The work paid off last year when, representing Hemet High, she brought home a fifth-place finish in the state tournament as a freshman. The road back to state begins Saturday at the Eastern regional qualifying tournament at Hillcrest High.

Barragan was too young to remember those first backpack rides to the gym. She does remember a couple of years later, being surrounded by the sights and sounds of the sport, and thinking it seemed like fun.

She began wrestling at 8, and it was soon after that the line was crossed from a fun activity to something more.

“When she first asked about wrestling, I kind of cringed,” said Gabriel Barragan, her father and the coach of Hemet’s girls team. “A while later, I had a long talk. I said, ‘If you want to be serious about this, you’re going to have to do it my way. And my way is going to be a hard way. You sleep on it and give me your answer tomorrow.’”

For Samantha, the “sleep on it” part was a formality. She was in.

In her early years of competing, girls wrestling was still in its formative stages. That meant many of her matches were against boys. And, as her father warned her, boys will be extra aggressive against her because losing to a girl is something none of them want to deal with.

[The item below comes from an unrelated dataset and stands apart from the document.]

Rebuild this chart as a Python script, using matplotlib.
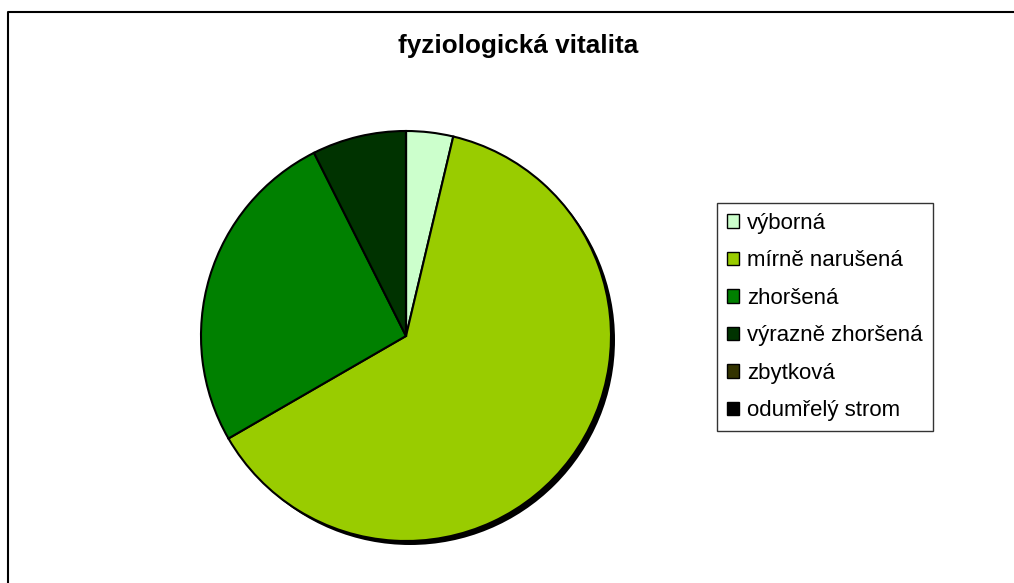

“At first, I was all for it,” said Samantha’s mother, Monica. “When she started wrestling against boys, I began to have second thoughts.”

Monica, however, was reassured by her husband’s ability to coach Samantha out of trouble and by Samantha’s enthusiasm. Oh, and all that winning. Samantha placed second in age-group state tournaments for five straight years before reaching Hemet.

Gabriel said the top quality needed for wrestling is “meanness” and he sees it in his daughter. The soft-spoken Samantha smiles at the word and says her businesslike approach can be mistaken for being cold.

“I don’t show a lot of emotion,” she said. “If you get mad or upset, it just clouds your mind so you can’t focus.”

To Samantha, it’s work, which doesn’t mean it can’t be fun.

“I really like the sense that, with every practice, I’m getting better,” she said. “I’m getting stronger and faster. And, when I’m training, it’s always in the back of my mind that there is someone out there who can beat me.”

That number is getting smaller. Moving from the 111-pound class to 121 pounds, Barragan is 37-3 this season. She has left a strong impression on Hemet boys wrestling coach Chris Santana.

“A lot of this sport is based on effort,” Santana said. “And that goes beyond the match, to good diet and lifting and just doing the work. Samantha puts her best foot forward every practice.”

Santana said that effort and her athleticism can take her far, including potentially the Olympics, which is her dream.

A veteran as a high school sophomore, Barragan said she has made some adjustments to the all-business approach.

“I used to see wrestlers socializing and think, ‘What are you doing?’ That was like a no-go for me,” she said. “Then at one of the big meets, I went to the podium for my award and no one was cheering. I started to think it would be nice to have some friends (among the wrestlers).”

For the most part, though, it is head down and straight ahead. Take the losses and turn them into wins, as she did last year when she beat senior Clare Garcia of San Marino after losing twice to her during the season.

Do the work and accept the results.

“I know wrestling doesn’t define me,” she said. “God does.”